Figure 1. In vitro selection of enzymes by mRNA-display

a, General selection scheme for enzymes for bond-forming reactions. A DNA library is transcribed into RNA, cross-linked to a 3′-puromycin oligonucleotide, and in vitro translated. The library of mRNA-displayed proteins is reverse transcribed with a primer bearing substrate A. Substrate B, which carries an anchor group, is added. Proteins that join A and B attach the anchor group to their encoding cDNA. Selected cDNA sequences are then amplified by PCR, and used as input for the next round. b, Selection of enzymes that perform template-dependent ligation of a 5′-triphosphate-activated RNA (PPP-substrate) to a second RNA (HO-substrate). The PPP-substrate is ligated to the primer and then used in the reverse transcription reaction. The cDNA of the catalytically active molecules is immobilized on streptavidin-coated beads via biotin, washed, and released by UV-irradiation of the photocleavable linker (PC). c, The scaffolded library is based on a two zinc finger domain with two loop regions (light blue) that are replaced by segments of 12 or 9 random amino acids.

Figure 2. Progress of the selection

The fraction of ³²P-labelled cDNA that bound to streptavidin agarose (SA) and eluted after photocleavage at each round of selection is shown. The input DNA into rounds 9*, 10* and 11* was subjected to mutagenic PCR amplification and, in addition, a recombination procedure was performed before rounds 9* and 11*. The selection pressure was increased by decreasing the time of the reaction as indicated. Asterisks indicate selection rounds after mutagenesis and recombination.

Figure 3. Sequences of the starting library and selected ligases

Loop regions are highlighted in light blue. The cysteines highlighted in orange constitute the two pairs of CX_nC (n = 2 or 5) motifs that coordinate zinc ions in the original hRXR domain. Randomized amino acids in the library are shown as x. Dashes indicate amino acids that are the same as in the starting library, whereas periods highlighted in grey symbolize deletions. The underlined flanking regions were not part of the hRXRα domain but were added to contain a Flag epitope tag, a hexahistidine tag and a linker region.

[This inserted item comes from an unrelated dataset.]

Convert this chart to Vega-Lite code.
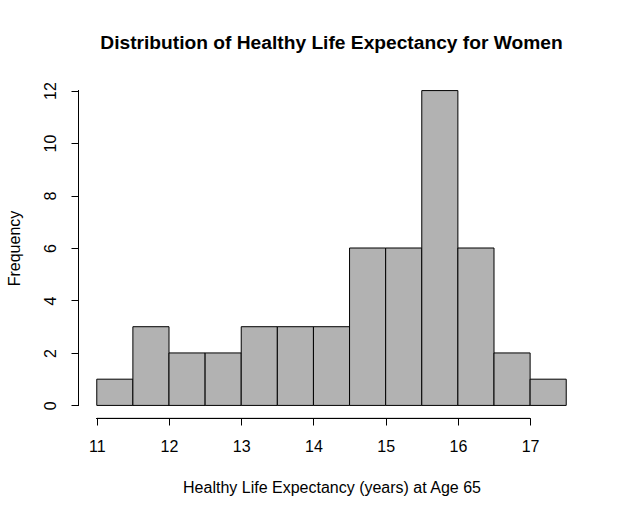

Figure 4. Characterization of ligase enzyme

a, The RNA ligation reaction. b, Reaction catalyzed by ligase #4 after 1, 3 and 10 hrs (lanes 1,2,3). Lanes 4–7: 10 hrs with no splint, 5′-monophosphate instead of PPP-substrate; 5′-hydroxyl instead of PPP-substrate, and wild-type hRXRα protein domain instead of ligase #4. c, Release of inorganic pyrophosphate during ligation. Ligation reactions with γ-³²P GTP-labelled PPP-substrate were separated by thin-layer chromatography. A mixture of inorganic ³²P-phosphate (Pi), ³²P-pyrophosphate (PPi) and 5′-γ-³²P-labelled PPP-substrate was run for reference (Ref.). d, 3′-5′ regiospecificity of ligation. Ligation of α-³²P GTP body-labelled PPP-substrate yielded product with ³²P at the indicated (*) positions. The product was digested to nucleoside monophosphates with ribonuclease T2 (which does not efficiently digest 2′,5′ RNA linkages) in the presence of a 22-nt chemically synthesized RNA identical in sequence to the predicted ligation product but which contains a 2′-5′ linkage at the ligation junction (5′-CUAACGUUCGC^2′p^5′GGAGACUCUUU). Digestion products were separated by two-dimensional thin-layer chromatography. Ultraviolet shadowing revealed the carrier RNA digestion products (Ap, Cp, Gp, Up), including the 2′-linked GpCp dinucleotide (encircled spots). Black spots represent the overlaid autoradiograph. The small dashed circle indicates the origin. e, Multiple turnover ligation. Substrate oligonucleotides and splint (each 20 μM) were incubated with ligase #4 (1 μM) for the indicated times and the ligation product was quantified. Error bars indicate s.d. f, Thermal unfolding of ligase #6 monitored by circular dichroism spectroscopy.